Earlier this year I posted a blog named “Crossing national boundaries: IPV prevention and intervention” that highlighted the main findings from two literature reviews on the topics of 1) Studying abroad and IPV, and 2) International students and IPV. Here is an update on what UNC Chapel Hill is doing to find out more about IPV and harassment experienced by students who study abroad:
In Fall 2013, The UNC Study Abroad Office (SAO) added a module on IPV prevention to their pre-departure online training which is required for all students studying abroad. The goal of the module is to help students identify risky situations and know what actions to take to minimize risk for themselves and for their peers.
In addition to this online training module, UNC Student Wellness is working with SAO to launch a questionnaire that will be sent out to all students who have recently returned to the USA from their program sites. The questionnaire will gather information about situations in which students experienced IPV or harassment, and their knowledge and access to relevant resources, while studying abroad.
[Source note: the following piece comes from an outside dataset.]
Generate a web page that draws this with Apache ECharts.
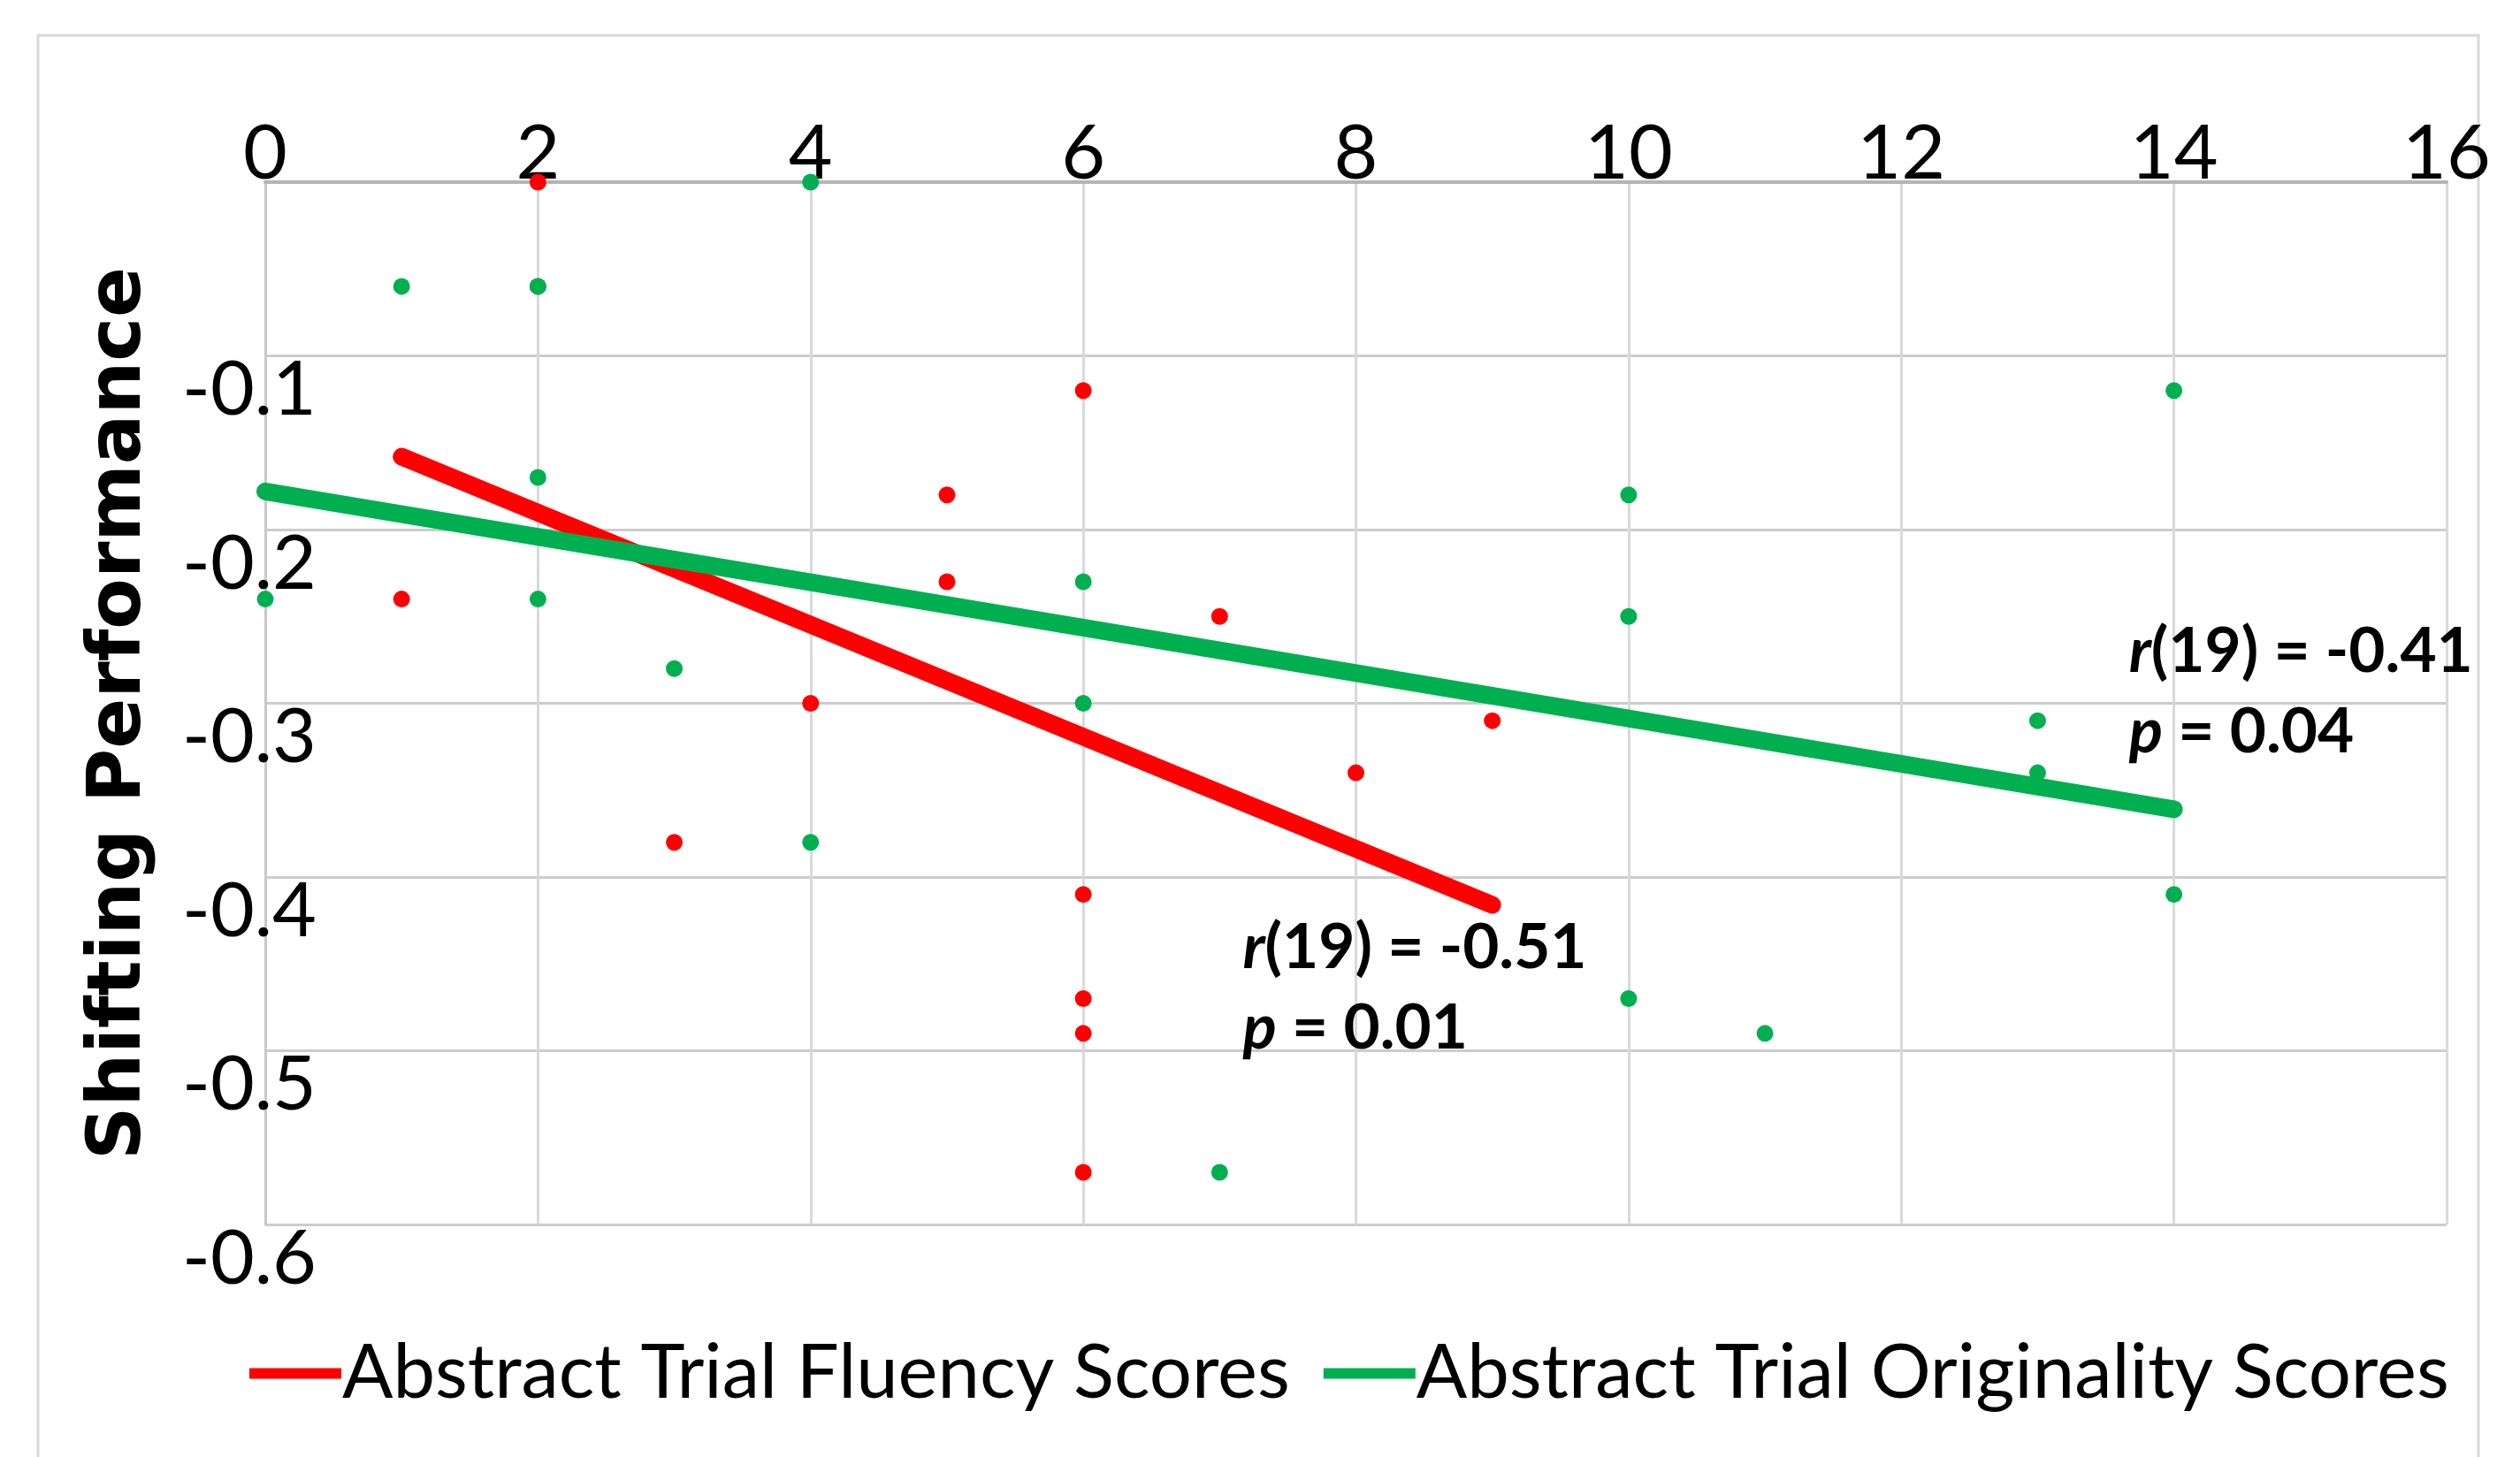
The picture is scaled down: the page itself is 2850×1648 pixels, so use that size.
<!DOCTYPE html>
<html>
<head>
<meta charset="utf-8">
<title>Shifting Performance vs Abstract Trial Scores</title>
<script src="https://cdn.jsdelivr.net/npm/echarts@6/dist/echarts.min.js"></script>
<style>
  html, body { margin: 0; padding: 0; background: #ffffff; }
  #chart { width: 2850px; height: 1648px; }
</style>
</head>
<body>
<div id="chart"></div>
<script>
// Abstract trial fluency scores and the matching shifting performance
const fluencyScores   = [1, 2, 2, 3, 4, 5, 5, 6, 6, 6, 6, 6, 7, 8, 9];
const fluencyShifting = [-0.24, 0, -0.06, -0.38, -0.30, -0.18, -0.23, -0.12, -0.41, -0.47, -0.49, -0.57, -0.25, -0.34, -0.31];

// Abstract trial originality scores and the matching shifting performance
const originalityScores   = [0, 1, 2, 2, 2, 3, 4, 4, 6, 6, 7, 10, 10, 10, 11, 13, 13, 14, 14];
const originalityShifting = [-0.24, -0.06, -0.06, -0.17, -0.24, -0.28, 0, -0.38, -0.23, -0.30, -0.57, -0.18, -0.25, -0.47, -0.49, -0.31, -0.34, -0.12, -0.41];

// Linear trend lines (end points)
const fluencyTrendX = [1, 9];
const fluencyTrendY = [-0.158, -0.416];
const originalityTrendX = [0, 14];
const originalityTrendY = [-0.178, -0.361];

// Correlation statistics
const fluencyStats = { r: '-0.51', df: 19, p: '0.01', at: [7.17, -0.4639] };
const originalityStats = { r: '-0.41', df: 19, p: '0.04', at: [13.67, -0.2934] };

const seriesNames = ['Abstract Trial Fluency Scores', 'Abstract Trial Originality Scores'];
const xTicks = { min: 0, max: 16, step: 2 };
const yTicks = { min: -0.6, max: 0, step: 0.1 };

const RED = '#ff0000';
const GREEN = '#00b050';
const FONT = "'Liberation Sans Narrow', 'Lato', sans-serif";

const zip = (xs, ys) => xs.map((x, i) => [x, ys[i]]);

const statLabel = (s) => ({
  show: true,
  position: 'right',
  distance: 0,
  formatter: '{i|r}(' + s.df + ') = ' + s.r + '\n{i|p} = ' + s.p,
  fontFamily: FONT,
  fontWeight: 'bold',
  fontSize: 71,
  lineHeight: 91,
  color: '#000000',
  opacity: 1,
  textBorderWidth: 0,
  rich: {
    i: { fontStyle: 'italic', fontWeight: 'bold', fontFamily: FONT, fontSize: 71, lineHeight: 91, color: '#000000' }
  }
});

const chart = echarts.init(document.getElementById('chart'), null, { renderer: 'canvas' });

chart.setOption({
  backgroundColor: '#ffffff',
  animation: false,
  grid: { left: 300, right: 83, top: 206, bottom: 263, containLabel: false },
  xAxis: {
    type: 'value',
    position: 'top',
    min: xTicks.min, max: xTicks.max, interval: xTicks.step,
    axisLine: { show: true, lineStyle: { color: '#b4b4b4', width: 4 } },
    axisTick: { show: false },
    axisLabel: { fontFamily: FONT, fontSize: 86, color: '#000', margin: -11 },
    splitLine: { show: true, lineStyle: { color: '#d9d9d9', width: 3 } }
  },
  yAxis: {
    type: 'value',
    min: yTicks.min, max: yTicks.max, interval: yTicks.step,
    axisLine: { show: true, onZero: false, lineStyle: { color: '#c8c8c8', width: 3 } },
    axisTick: { show: false },
    axisLabel: {
      fontFamily: FONT, fontSize: 86, lineHeight: 86, color: '#000',
      margin: -58, align: 'right', verticalAlign: 'top', padding: [-4, 0, 0, 0],
      showMaxLabel: false,
      formatter: (v) => (Math.abs(v) < 1e-9 ? '' : v.toFixed(1))
    },
    splitLine: { show: true, lineStyle: { color: '#cccccc', width: 3 } }
  },
  legend: {
    left: 282,
    top: 1511,
    width: 2560,
    padding: 0,
    itemGap: 38,
    itemWidth: 104,
    itemHeight: 12,
    data: [
      { name: seriesNames[0], icon: 'rect' },
      { name: seriesNames[1], icon: 'rect' }
    ],
    textStyle: { fontFamily: FONT, fontSize: 85, color: '#000', padding: [0, 0, 0, -4] }
  },
  graphic: [
    {
      type: 'rect', z: -10, silent: true,
      shape: { x: 43, y: 40, width: 2760, height: 1700 },
      style: { fill: 'none', stroke: '#d9d9d9', lineWidth: 3 }
    },
    {
      type: 'text', silent: true,
      x: 136, y: 807, rotation: Math.PI / 2,
      style: {
        text: 'Shifting Performance',
        fontFamily: "'DejaVu Sans', sans-serif",
        fontWeight: 'bold', fontSize: 84, fill: '#000',
        align: 'center', verticalAlign: 'middle'
      }
    }
  ],
  series: [
    {
      name: seriesNames[0], type: 'scatter', symbol: 'circle', symbolSize: 19,
      itemStyle: { color: RED, opacity: 1 }, clip: false, z: 2,
      data: zip(fluencyScores, fluencyShifting)
    },
    {
      name: seriesNames[1], type: 'scatter', symbol: 'circle', symbolSize: 19,
      itemStyle: { color: GREEN, opacity: 1 }, clip: false, z: 3,
      data: zip(originalityScores, originalityShifting)
    },
    {
      name: seriesNames[0], type: 'line', showSymbol: false, clip: false, z: 4,
      lineStyle: { color: RED, width: 20, cap: 'round' },
      itemStyle: { color: RED },
      data: zip(fluencyTrendX, fluencyTrendY)
    },
    {
      name: seriesNames[1], type: 'line', showSymbol: false, clip: false, z: 5,
      lineStyle: { color: GREEN, width: 20, cap: 'round' },
      itemStyle: { color: GREEN },
      data: zip(originalityTrendX, originalityTrendY)
    },
    {
      name: 'stats', type: 'scatter', symbolSize: 0, clip: false, z: 6,
      silent: true, legendHoverLink: false,
      itemStyle: { opacity: 1 },
      data: [
        { value: fluencyStats.at, label: statLabel(fluencyStats) },
        { value: originalityStats.at, label: statLabel(originalityStats) }
      ]
    }
  ]
});
</script>
</body>
</html>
Every year, approximately 1,300 UNC students travel to 70 countries for periods of time that range between weeks and one full academic year. A study published in 2012 researched the risk for sexual assault in a northeastern U.S. college between undergraduate female students compared to their peers studying abroad. Their findings indicate that the semester risk for having nonconsensual sexual contact while studying abroad was more than four times higher than while studying on campus (5.59% vs. 24.54%). (Kimble, Flack, & Burbridge, 2012). Precisely why UNC is taking actions to minimize the risk by empowering students with the knowledge and skills they need.
Based on anecdotal evidence, we know that some UNC students have experienced IPV and/or harassment while studying abroad, but we do not have any data that can help us understand the occurrence or needs of students upon their return to UNC. This anonymous questionnaire will shed light on the types of IPV or harassment situations students face while studying in other countries and the severity of their effects. Additionally, we hope to learn about current gaps in student services that are unique to this subpopulation. Student Wellness will analyze the data and draft a yearly report for the SAO. Based on the results of this analysis, the SAO and Student Wellness will collaborate to improve student services locally and while abroad.
UNC Student Wellness and SAO are looking forward to continue building on this collaboration to ensure safe and fulfilling experiences for students who study abroad.We hope to minimize the risk of experiencing IPV and harassment, build trust with the students, and quickly and effectively address any student needs that may arise.